The U.S. Space Force announced recently the opportunity for U.S. Air Force active duty members to volunteer to officially transfer into the new service begins May 1.
“This is an historic time to be in the space business, and I could not be more excited to extend the opportunity to our active duty Air Force members to officially transfer into the Space Force,” said Gen. Jay Raymond, U.S. Space Force Chief of Space Operations and U.S. Space Command Commander. “We have the unique opportunity to create a new service; your energy, passion and expertise will be critical to our success.”
The newest branch of the United States military, the Space Force, organizes, trains and equips forces to execute a variety of space missions, and to deter aggression in, from, and to space.
Active duty Air Force officers and enlisted personnel in existing space career fields and select other career fields are eligible to apply for transfer. While approximately 16,000 military and civilians from the former U.S. Air Force Space Command are now assigned to the new service, this transfer process will officially commission or enlist military members into the service.
“The choice to transfer into the Space Force will be a personal decision for each individual, just as it was for me,” said Chief Master Sgt. Roger A. Towberman, U.S. Space Force Senior Enlisted Advisor. “Each of us volunteered to serve, now we ask for volunteers to help build a new force that is tailor-made and laser-focused on joint warfighting and the space domain.”
Those eligible to apply to transfer into the Space Force include officers and enlisted members in the organic space career fields of space operations (13S) and space systems operations (1C6). Also eligible are officers and enlisted members in several career fields common to both the Air Force and Space Force, including intelligence (14N), cyberspace operations (17X), developmental engineer (62E), acquisition manager (63A), operations intelligence (1N0), geospatial intelligence (1N1), signals intelligence (1N2), fusion analyst (1N4), targeting analyst (1N8), cyberspace support (3D0), and client systems (3D1).
For those in the organic space career fields (13S and 1C6), transfers to the USSF will begin on September 1. Because active duty space operations missions and functions will completely transfer to the Space Force, Airmen in organic space career fields who decline transfer into the Space Force will receive assistance in examining other options to include applying for retraining into another Air Force specialty, applying to crossflow into the Guard or Reserve, or applying for separation or retirement, if eligible. In the meantime, those service members will remain in the Air Force and may be assigned duties in the Space Force. At the end of the transition period, expected to be sometime in 2022, organic space AFSCs will be removed from Air Force inventory and assignments in those mission areas will no longer be an option for Air Force members.

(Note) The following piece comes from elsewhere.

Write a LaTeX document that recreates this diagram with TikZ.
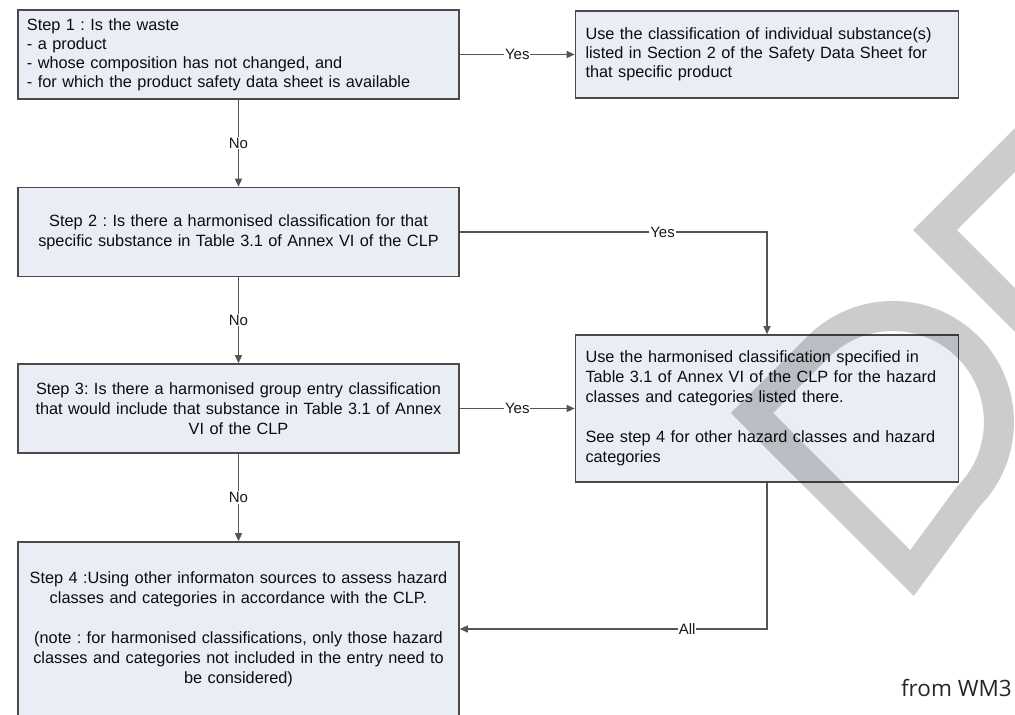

For the common AFSCs only a limited number of billets will be available, so Air Force and the Space Force leaders are developing a board process to select volunteers for transfer based on mission needs and career sustainment. Since the boarding and selection process will take additional time, transfers for personnel with common AFSCs are expected to begin February 1, 2021.
All eligible personnel in organic and common career fields will receive a direct email from the Air Force Personnel Center on May 1 announcing the opening of the application window and providing directions to submit their applications on line. Individuals who believe they are eligible but do not receive this notification should contact the Total Force Service Center or assignment teams at AFPC. The application period will end on May 31.
Air Force Reserve and Air National Guard personnel remain critical to space mission execution. Air Guard and Air Force Reserve units executing space missions are currently aligned to the Space Force, and will continue supporting Space Force missions in this status while the future of the Reserve Component for the Space Force is determined. The status of Department of the Air Force civilians, whether assigned to Air Force or Space Force organizations, is unchanged.